NEWARK, NJ, May 28, 2002 -- Department of Transportation Commissioner and NJ TRANSIT Board Chairman Jamie Fox today joined Senator Joseph F. Vitale, Assembly Transportation Committee Chairman John S. Wisniewski, South Amboy Mayor Jack O'Leary and NJ TRANSIT Executive Director George Warrington to announce a multi-phased safety improvement program at South Amboy Rail Station.
After discussions with Senator Vitale, Assemblyman Wisniewski and Mayor O'Leary earlier this month, Executive Director Warrington committed to implementing immediate and long-term safety measures at the station to ease their concern about the safety of the 1,200 customers who use the station daily, in addition to the local residents and visitors who walk around the station.
"Governor McGreevey is committed to fixing things first in the State following years and years of talk and no action. Constructing a new and more convenient pedestrian overpass has always been in the plans for South Amboy Station, but had no funding. Well, dedicated funding is in place, and a new walkway is right around the corner," said Fox.
"These improvements are necessary to ensure the safety and well being of South Amboy residents and commuters," said Senator Vitale. "The creation of a pedestrian walkway will make the crossing less dangerous and more convenient for both residents and commuters. As South Amboy continues to build their transportation hub, improvements like these will help to prevent tragedies in the future."
"I am gratified that NJ TRANSIT and the Department of Transportation have located the resources to fund this much needed and long awaited pedestrian safety project in the City of South Amboy," said Wisniewski, who is Chairman of the Assembly Transportation Committee. "Commissioner Fox and Executive Director Warrington recognized the need for this investment which will not only save lives but also further enhance the value of South Amboys downtown. We appreciate the support."
"It's time to get back to basics and reinforce our commitment to safety. Today's announcement validates our pledge to our customers to do everything possible to ensure their safety while using our services," said Warrington.
The multi-phased safety program includes:
Replacing existing pedestrian warning signs at the ends of the inter-track fence at Augusta Street with larger signs containing a message warning pedestrians not to cross the tracks when the gates are down because trains can arrive from both directions. (A total of four warning signs have been installed as promised.)
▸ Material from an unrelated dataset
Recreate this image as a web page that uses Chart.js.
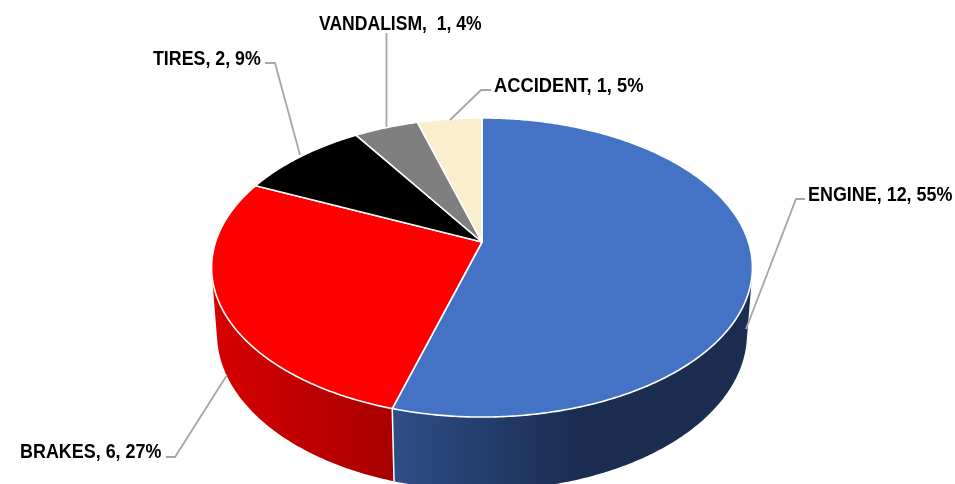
<!DOCTYPE html>
<html>
<head>
<meta charset="utf-8">
<title>Failures by cause</title>
<script src="https://cdn.jsdelivr.net/npm/chart.js@4/dist/chart.umd.min.js"></script>
<style>
  html, body { margin: 0; padding: 0; background: #fff; overflow: hidden; }
  canvas { display: block; }
</style>
</head>
<body>
<canvas id="chart" width="955" height="484"></canvas>
<script>
const categories = ['ENGINE', 'BRAKES', 'TIRES', 'VANDALISM', 'ACCIDENT'];
const counts = [12, 6, 2, 1, 1];
const percentLabels = ['55%', '27%', '9%', '4%', '5%'];

const topColors = ['#4472C4', '#FF0000', '#000000', '#7F7F7F', '#FBEECC'];
// only the two front slices show a side wall
const wallStops = [['#2F4D88', '#1B2E52'], ['#D60000', '#A80000'], null, null, null];
const wallRange = [[392, 575], [215, 392], null, null, null];

// label anchor (left, baseline), width squeeze and leader polyline, per slice
const labelPos = [[808, 201], [20, 458], [153, 65], [319, 30], [494, 92]];
const labelSqueeze = [0.896, 0.896, 0.89, 0.878, 0.915];
const labelGaps = ['', '', '', ' ', ''];
const leaders = [
  [[805, 199], [796, 199], [746, 329]],
  [[166, 457], [175, 457], [227, 375]],
  [[265, 63], [275, 63], [300, 155]],
  [[386.5, 33], [386.5, 127]],
  [[491, 90], [481, 90], [450, 120]]
];

// perspective of the tilted disc, relative to the pie radius
const SX = 1.101, SY = 0.6, K = -0.1706;
const project = (el, a) => {
  const u = Math.cos(a), v = Math.sin(a), d = 1 + K * v;
  return [el.x + el.outerRadius * SX * u / d, el.y + el.outerRadius * SY * v / d];
};
// the bottom rim of the wall is the top rim moved down and a bit narrower
const lowerRim = (el, p) => [el.x + (p[0] - el.x) * 0.98, 332 + (p[1] - 266) * 1.047];

const rimPoints = (el) => {
  const pts = [];
  const n = Math.ceil((el.endAngle - el.startAngle) / 0.01);
  for (let i = 0; i <= n; i++) {
    pts.push(project(el, el.startAngle + (el.endAngle - el.startAngle) * i / n));
  }
  return pts;
};

const tiltedPie = {
  id: 'tiltedPie',
  beforeDatasetsDraw(chart) {
    const ctx = chart.ctx;
    const arcs = chart.getDatasetMeta(0).data;
    ctx.save();

    // side walls, one thin quad per rim step in a single path so there are no seams
    arcs.forEach((el, i) => {
      if (!wallStops[i]) return;
      const rim = rimPoints(el);
      const grad = ctx.createLinearGradient(wallRange[i][0], 0, wallRange[i][1], 0);
      grad.addColorStop(0, wallStops[i][0]);
      grad.addColorStop(1, wallStops[i][1]);
      ctx.beginPath();
      for (let j = 1; j < rim.length; j++) {
        const a = lowerRim(el, rim[j - 1]), b = lowerRim(el, rim[j]);
        // keep every quad wound the same way, the wall turns over at the side edges
        const area = (rim[j][0] - rim[j - 1][0]) * (b[1] - rim[j - 1][1]) - (rim[j][1] - rim[j - 1][1]) * (b[0] - rim[j - 1][0]);
        const quad = area > 0 ? [rim[j - 1], rim[j], b, a] : [a, b, rim[j], rim[j - 1]];
        ctx.moveTo(quad[0][0], quad[0][1]);
        ctx.lineTo(quad[1][0], quad[1][1]);
        ctx.lineTo(quad[2][0], quad[2][1]);
        ctx.lineTo(quad[3][0], quad[3][1]);
        ctx.closePath();
      }
      ctx.fillStyle = grad;
      ctx.fill();
    });

    // white seam between the two walls
    const seam = project(arcs[1], arcs[1].startAngle);
    const seamLow = lowerRim(arcs[1], seam);
    ctx.beginPath();
    ctx.moveTo(seam[0], seam[1]);
    ctx.lineTo(seamLow[0], seamLow[1]);
    ctx.strokeStyle = '#fff';
    ctx.lineWidth = 1.5;
    ctx.stroke();

    // top faces
    arcs.forEach((el, i) => {
      ctx.beginPath();
      ctx.moveTo(el.x, el.y);
      rimPoints(el).forEach((p) => ctx.lineTo(p[0], p[1]));
      ctx.closePath();
      ctx.fillStyle = topColors[i];
      ctx.fill();
      ctx.strokeStyle = '#fff';
      ctx.lineWidth = 1.6;
      ctx.lineJoin = 'round';
      ctx.stroke();
    });

    ctx.restore();
    return false;
  },
  afterDraw(chart) {
    const ctx = chart.ctx;
    ctx.save();
    ctx.strokeStyle = '#A6A6A6';
    ctx.lineWidth = 1.8;
    leaders.forEach((line) => {
      ctx.beginPath();
      line.forEach((p, j) => (j ? ctx.lineTo(p[0], p[1]) : ctx.moveTo(p[0], p[1])));
      ctx.stroke();
    });
    ctx.fillStyle = '#000';
    ctx.font = 'bold 20px "Liberation Sans"';
    ctx.textBaseline = 'alphabetic';
    categories.forEach((name, i) => {
      const text = name + ',' + labelGaps[i] + ' ' + counts[i] + ', ' + percentLabels[i];
      // the original type is narrower than Liberation Sans
      ctx.save();
      ctx.translate(labelPos[i][0], labelPos[i][1]);
      ctx.scale(labelSqueeze[i], 1);
      ctx.fillText(text, 0, 0);
      ctx.restore();
    });
    ctx.restore();
  }
};

new Chart(document.getElementById('chart'), {
  type: 'pie',
  data: {
    labels: categories,
    datasets: [{ data: counts, backgroundColor: topColors, borderWidth: 0 }]
  },
  options: {
    responsive: false,
    animation: false,
    layout: { padding: { left: 9, right: 0, top: 0, bottom: 0 } },
    plugins: { legend: { display: false }, tooltip: { enabled: false } }
  },
  plugins: [tiltedPie]
});
</script>
</body>
</html>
Installing a combined flashing and audible safety alert adjacent to the existing building located at the northwest quadrant of the Augusta Street crossing where pedestrian and vehicle sight distance is limited. The safety alert will be activated by a train traveling southbound well in advance of the train crossing Augusta Street. Taking into account the review process, procurement of materials and installation work, this work will be completed no later than September 30, 2002.
Immediately advancing NJ TRANSIT's 90 percent design plans for a new pedestrian crossing north of Augusta Street and awarding a construction contract this fall. Construction is anticipated to take 14 months and cost approximately $6.2 million. The project will also include two new elevators, stairs, a pedestrian plaza and high-level platforms.
- NJ TRANSIT will build a new at-grade rail crossing approximately 1/2 mile south of Augusta Street at Stevens Avenue in South Amboy, as requested by Mayor O'Leary. Opening the new at-grade crossing will coincide with the completion of the new pedestrian overpass and the closing of the Augusta Street at-grade crossing, as well as completion of the City of South Amboy's roadwork that connects to the new at-grade crossing.
On May 6, a 32-year-old Brooklyn woman was killed after walking around lowered crossing gates to catch a New York--bound train when she was struck by a train traveling in the opposite direction. While all safety systems were working correctly at the crossing, NJ TRANSIT has agreed to implement the additional safety measures to help prevent future incidents.
In addition, NJ TRANSIT reminds people to be safe while walking and driving near the railroad and obey warning devices when activated.
NJ TRANSIT is the nation's largest statewide public transportation system providing Bus, rail and light rail services for 380,600 daily commuters on 238 bus routes, two light rail lines and 12 commuter rail lines. It is the third largest transit system in the country with 163 rail stations, 26 light rail stations and more than 17,000 bus stops linking major points in New Jersey, New York and Philadelphia.